The BBC has announced a series of proposed changes in an effort to save £15 million (roughly $17 million), or roughly 15% of the editorial budget. The proposed changes include closing the iWonder service, BBC Travel, BBC Food, News Magazine, Newsbeat, and local news index pages. The BBC also plans to reduce music social media activity and funding for Connected Studio, an viewer input-driven element of BBC’s research and development arm. The closing of the local news pages will affect over 40 areas.
The closing of the BBC’s food vertical was among the most controversial elements as thousands of recipes were at risk. The BBC initially said that the recipes would be archived and only accessible if the user knew the URL. However, a petition signed by over 100,000 people has prompted the BBC to clarify that the recipes will be available and many will be moved to BBC Good Food, a commercial venture.

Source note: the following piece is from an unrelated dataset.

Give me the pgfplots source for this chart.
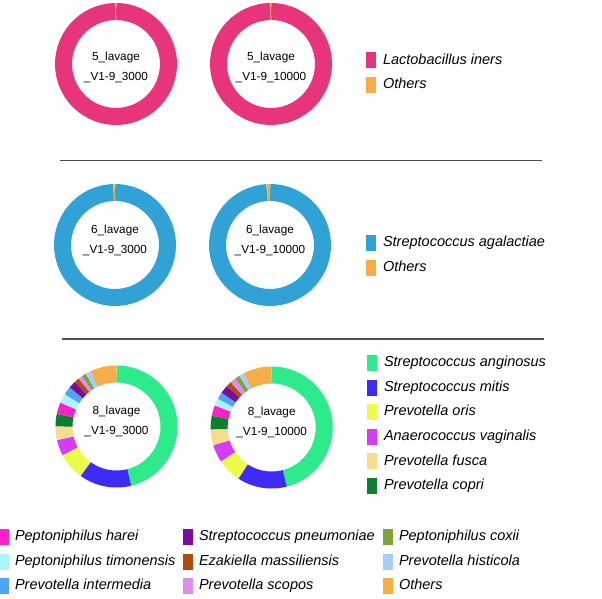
\documentclass[border=0pt]{standalone}
\usepackage{pgfplots}
\pgfplotsset{compat=1.18}
\usepackage{fontspec}
\setmainfont{Liberation Sans}

\definecolor{pinkL}{HTML}{E8347A}
\definecolor{othersC}{HTML}{F5AD47}
\definecolor{agalC}{HTML}{30A2D6}
\definecolor{angC}{HTML}{2DEB8A}
\definecolor{mitisC}{HTML}{3F2BF7}
\definecolor{orisC}{HTML}{EDFA48}
\definecolor{vagC}{HTML}{D63CF7}
\definecolor{fuscaC}{HTML}{F7DC8E}
\definecolor{copriC}{HTML}{0A802C}
\definecolor{hareiC}{HTML}{FC21C9}
\definecolor{timonC}{HTML}{A8F5FA}
\definecolor{intermC}{HTML}{50A5F7}
\definecolor{pneumC}{HTML}{7D0BA0}
\definecolor{ezakC}{HTML}{B04D0D}
\definecolor{scoposC}{HTML}{E08CEB}
\definecolor{coxiiC}{HTML}{7DA33A}
\definecolor{histC}{HTML}{A8CCFA}
\definecolor{sepgray}{HTML}{4D4D4D}

\newcommand{\legfont}{\fontsize{14.5}{17}\selectfont\itshape}
\newcommand{\labfont}{\fontsize{11.75}{20}\selectfont}

% draw donut segments: list of colour/percentage, clockwise from 12 o'clock
\newcommand{\donutsegs}[1]{%
  \gdef\cum{0}%
  \foreach \c/\v in {#1}{%
    \pgfmathsetmacro\newcum{\cum+\v}%
    \edef\temp{\noexpand\addplot[draw=\c, line width=17pt, line cap=butt, line join=round, no markers, domain=\cum:\newcum, samples=60] ({52.5*sin(3.6*x)},{52.5*cos(3.6*x)});}%
    \temp
    \xdef\cum{\newcum}%
  }%
}

\pgfplotsset{
  donut/.style={scale only axis, width=122pt, height=122pt,
    xmin=-61, xmax=61, ymin=-61, ymax=61, hide axis, clip=false, anchor=center},
  legax/.style={scale only axis, width=1pt, height=1pt, hide axis,
    xmin=0, xmax=1, ymin=0, ymax=1, anchor=north west,
    legend cell align=left,
    legend image code/.code={\fill[##1, draw=none] (0pt,-8pt) rectangle (10pt,8pt);},
    legend style={at={(0,1)}, anchor=north west, draw=none, fill=none,
      inner sep=0pt, outer sep=0pt, row sep=8.6pt, font=\legfont,
      nodes={inner xsep=#1, inner ysep=0pt, text height=10.5pt, text depth=3pt}}},
  legax/.default=6pt
}

\begin{document}
\begin{tikzpicture}[x=1pt,y=1pt]
\useasboundingbox (0,0) rectangle (602,599);
\clip (0,0) rectangle (602,599);

% ---------- 5_lavage ----------
\begin{axis}[donut, at={(116pt,535pt)}]
\donutsegs{pinkL/99.8, othersC/0.2}
\end{axis}
\begin{axis}[donut, at={(271pt,535pt)}]
\donutsegs{pinkL/99.8, othersC/0.2}
\end{axis}
\node[font=\labfont, align=center] at (116,532) {5\_lavage\\\_V1-9\_3000};
\node[font=\labfont, align=center] at (271,532) {5\_lavage\\\_V1-9\_10000};

\begin{axis}[legax=7pt, at={(366pt,546.5pt)}]
\addlegendimage{fill=pinkL}\addlegendentry{Lactobacillus iners}
\addlegendimage{fill=othersC}\addlegendentry{Others}
\end{axis}

\draw[sepgray, line width=1.5pt] (60,438.3) -- (542,438.3);

% ---------- 6_lavage ----------
\begin{axis}[donut, at={(115pt,354pt)}]
\donutsegs{agalC/99.6, othersC/0.4}
\end{axis}
\begin{axis}[donut, at={(270pt,354pt)}]
\donutsegs{agalC/99.1, othersC/0.9}
\end{axis}
\node[font=\labfont, align=center] at (115,359) {6\_lavage\\\_V1-9\_3000};
\node[font=\labfont, align=center] at (270,359) {6\_lavage\\\_V1-9\_10000};

\begin{axis}[legax=7pt, at={(366pt,364pt)}]
\addlegendimage{fill=agalC}\addlegendentry{Streptococcus agalactiae}
\addlegendimage{fill=othersC}\addlegendentry{Others}
\end{axis}

\draw[sepgray, line width=1.5pt] (62,260) -- (544,260);

% ---------- 8_lavage ----------
\begin{axis}[donut, at={(116.5pt,172.5pt)}]
\donutsegs{angC/46.1, mitisC/13.9, orisC/7.2, vagC/4.2, fuscaC/3.6, copriC/3.3,
  hareiC/3.1, timonC/2.5, intermC/2.2, pneumC/1.9, ezakC/1.4, scoposC/1.1,
  coxiiC/1.1, histC/1.4, othersC/7.0}
\end{axis}
\begin{axis}[donut, at={(271.7pt,171.5pt)}]
\donutsegs{angC/46.0, mitisC/13.2, orisC/6.4, vagC/4.7, fuscaC/4.2, copriC/3.6,
  hareiC/2.8, timonC/1.9, intermC/1.9, pneumC/2.2, ezakC/1.4, scoposC/1.5,
  coxiiC/1.3, histC/1.3, othersC/7.6}
\end{axis}
\node[font=\labfont, align=center] at (116.5,177.5) {8\_lavage\\\_V1-9\_3000};
\node[font=\labfont, align=center] at (271.7,176.5) {8\_lavage\\\_V1-9\_10000};

\begin{axis}[legax=7pt, at={(367pt,244pt)}]
\addlegendimage{fill=angC}\addlegendentry{Streptococcus anginosus}
\addlegendimage{fill=mitisC}\addlegendentry{Streptococcus mitis}
\addlegendimage{fill=orisC}\addlegendentry{Prevotella oris}
\addlegendimage{fill=vagC}\addlegendentry{Anaerococcus vaginalis}
\addlegendimage{fill=fuscaC}\addlegendentry{Prevotella fusca}
\addlegendimage{fill=copriC}\addlegendentry{Prevotella copri}
\end{axis}

\begin{axis}[legax, at={(-1pt,70pt)}]
\addlegendimage{fill=hareiC}\addlegendentry{Peptoniphilus harei}
\addlegendimage{fill=timonC}\addlegendentry{Peptoniphilus timonensis}
\addlegendimage{fill=intermC}\addlegendentry{Prevotella intermedia}
\end{axis}
\begin{axis}[legax, at={(183pt,70pt)}]
\addlegendimage{fill=pneumC}\addlegendentry{Streptococcus pneumoniae}
\addlegendimage{fill=ezakC}\addlegendentry{Ezakiella massiliensis}
\addlegendimage{fill=scoposC}\addlegendentry{Prevotella scopos}
\end{axis}
\begin{axis}[legax, at={(383pt,70pt)}]
\addlegendimage{fill=coxiiC}\addlegendentry{Peptoniphilus coxii}
\addlegendimage{fill=histC}\addlegendentry{Prevotella histicola}
\addlegendimage{fill=othersC}\addlegendentry{Others}
\end{axis}
\end{tikzpicture}
\end{document}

“There’s been a lot of interest in BBC recipes today,” a BBC spokesperson said in a statement. “We currently have two websites and we’ll move to one. The recipes you love will still be available and we’ll migrate as much of the content as possible to the BBC Good Food website. So you’ll still be able to carry on baking and cooking with the BBC.”
The iWonder service, which looks at history, culture, and other thought-provoking ideas, will be shuttered, but its content will continue to exist as part of other offerings from the BBC. The move was a surprise, even as the BBC noted the popularity of the service, “The iWonder product, for instance, has provided valuable learning content and genuine innovation.” The iWonder service will be replaced by the Ideas Service, “a service that offers lessons for life not only from the BBC but from the great scientific, artistic and intellectual authorities of our times.”
There was no decision on the fate of BBC World News and BBC News. There have been talks of merging the two channels and having one unified rolling news channel to air around the world. The BBC recently shuttered BBC3 and made the television channel Internet-only.
The decisions come as the BBC Charter is up for renewal this December. The government has proposed a series of reforms and John Whittingdale, the Secretary of State for Culture, Media, and Sport, has issued a government whitepaper of recommendations.
Last year, Chancellor George Osborne said that the BBC and its website were becoming “a bit more imperial in its ambitions.” Osborne even specifically cited the recipes and said, “If you’ve got a website that’s got features and cooking recipes – effectively the BBC website becomes the national newspaper as well as the national broadcaster.”